Interesting Waco Siege Facts:
The final casualty count of the Waco Siege was four government agents killed and sixteen wounded. Eighty-two Branch Davidians were killed during the course of the siege.
The Branch Davidians were founded as a Seventh Day Adventist splinter group by Victor Houteff in 1933. They were originally known as the "Davidian Seventh-day Adventist" church.
Mount Carmel was founded as the communal headquarters of the Branch Davidians in 1933. The physical buildings went through many different iterations before 1993.
David Koresh was born Vernon Howell in 1959. Howell had learning disabilities but an aptitude for scripture, music, and mechanics.
Howell legally changed his name in 1990 to David Koresh after David, the King of Judah in the Old Testament, and Cyrus, the King of Persia.
Koresh followed the Old Testament example of polygamy, but proscribed celibacy for most of his male followers.
The ATF investigation of the Branch Davidians began when a postal worker noticed all of their guns.
"Showtime" was the codename for the ATF raid on the compound, which included three helicopters and 100 agents.
Gary Noesner was the FBI agent originally in charge of negotiating with Koresh after the siege began, but eventually Dick Rogers of the Hostage Recovery Team took control.
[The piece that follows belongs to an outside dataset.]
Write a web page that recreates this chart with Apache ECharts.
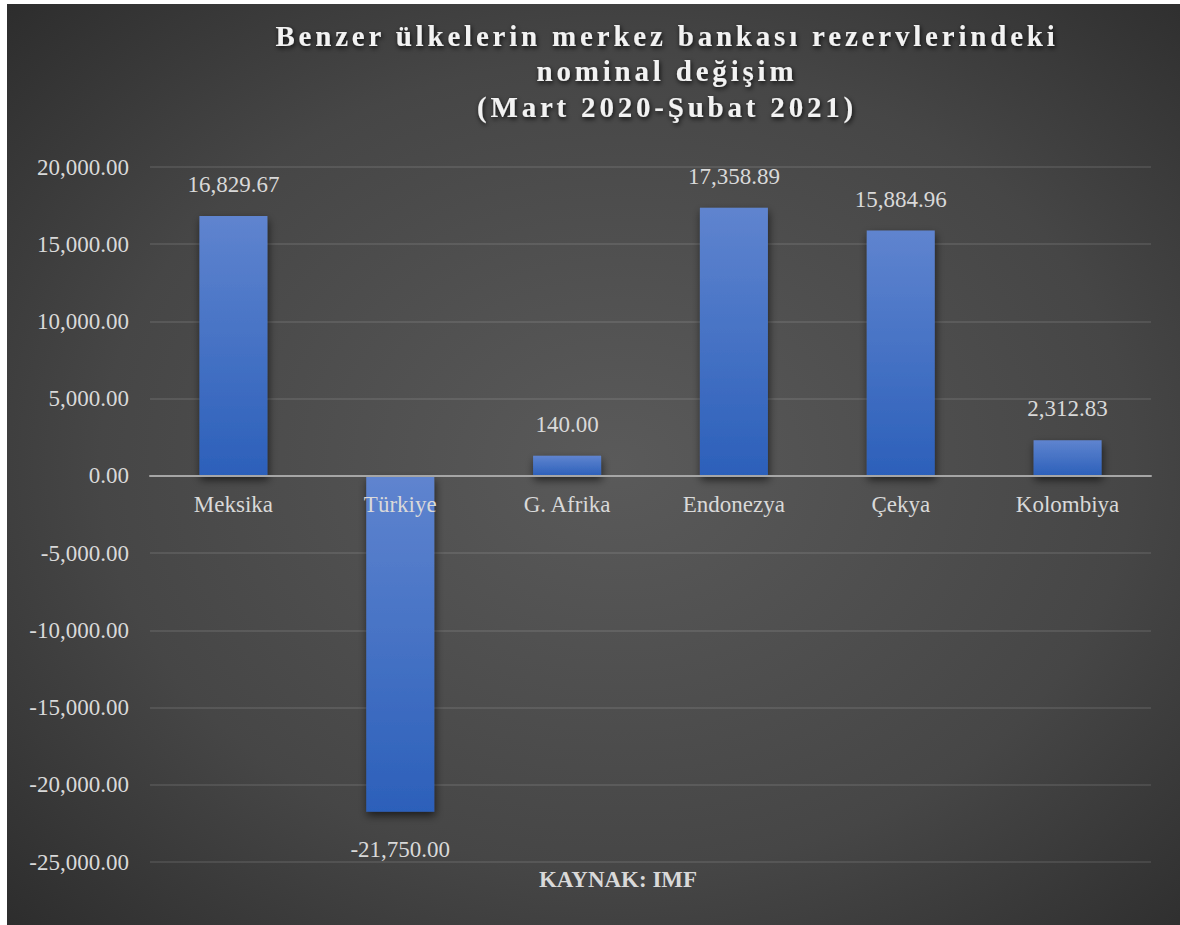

The FBI used pyrotechnics on April 19, which probably caused the fire. They originally blamed the Davidians for intentionally starting the fire, but later admitted it was probably their devices that started it.
A Time magazine poll showed that 61% of the people polled in 1999 believed the government was to blame for the tragedy.
Eleven Davidians who left the compound after the initial ATF raid were charged with a plethora of felonies. Three were totally cleared, seven found guilty of manslaughter, with five additionally found guilty of firearms charges. Five of the Davidians were given forty year sentences, but those sentences were reduced in 2000 and the eleven are now all free.